Ulta Beauty’s long-term growth strategy is to lift net sales through growths in comparable sales, opening new stores, and rising omnichannel capabilities. The ability to expand merchandise margin and leverage fixed store costs with comparable sales increases and operating efficiencies could be driving operating profit higher in the long term.
The company’s successful marketing and merchandising strategies could be driving comparable sales higher. The gross margin will be driven by an improvement in merchandise margins and leverage in fixed store costs attributed to the impact of higher sales volume. The salon services investments could be narrowing the gross margin growth.
Analysts expect the company’s earnings to decline by 2.30% to $2.13 per share while revenue will increase by 9% to $1.7 billion for the third quarter. The company has surprised investors by beating analysts’ expectations thrice in the past four quarters. The majority of the analysts recommended a “hold” rating with an average price target of $276.96.

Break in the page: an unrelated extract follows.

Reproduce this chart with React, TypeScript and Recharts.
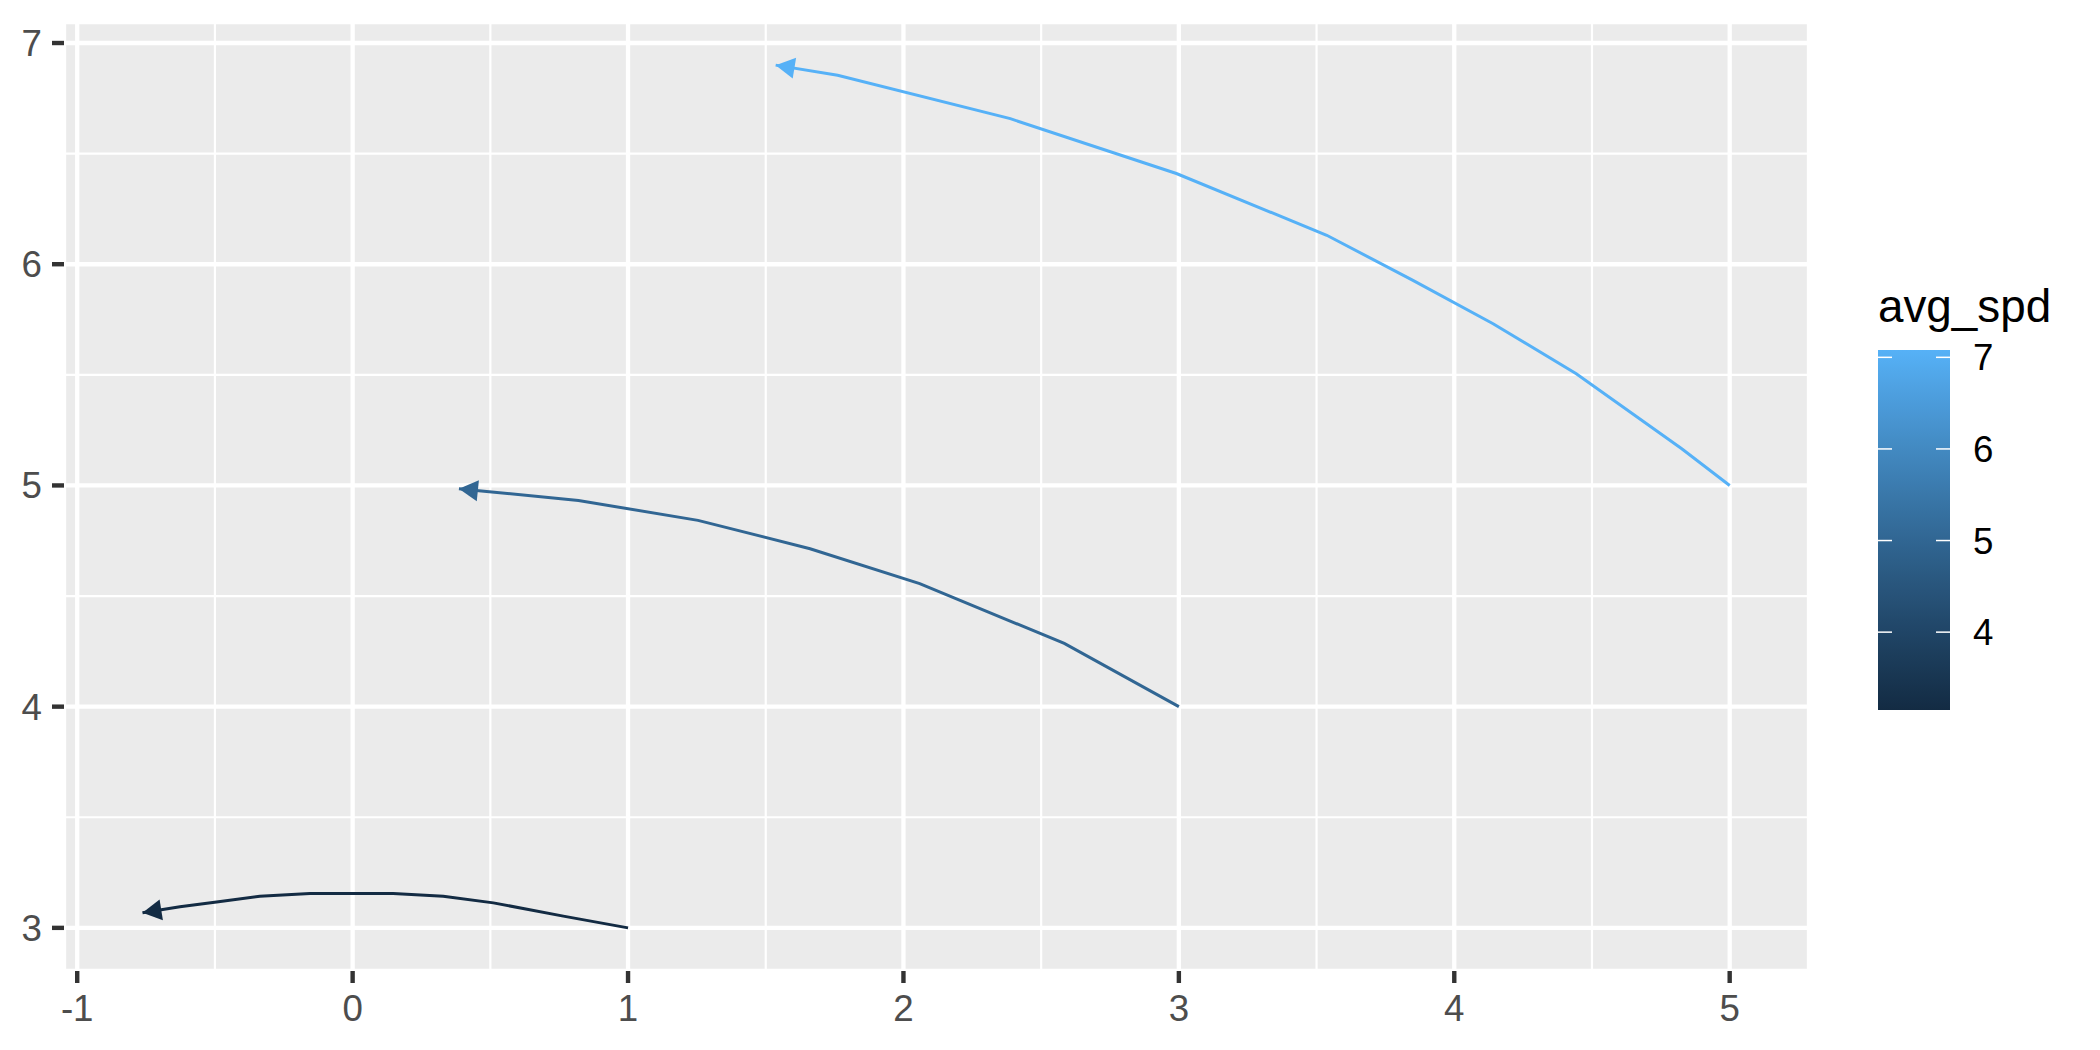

For the second quarter, Ulta Beauty posted a double-digit increase in sales and profit, continuing the recent trend. Profit increased by 9% driven by a 12% annual growth in net sales. Comparable store sales were up 6.2% year-over-year.
For fiscal 2019, the company expects earnings of $11.86-12.06 per share and comparable-store sales in the range of 4-6%. Capital expenditures are anticipated to be in the range of $340-350 million for the full year. Over the long term, the company believes the continued market share gains and strong returns could be driven by its guest-centric differentiated business model.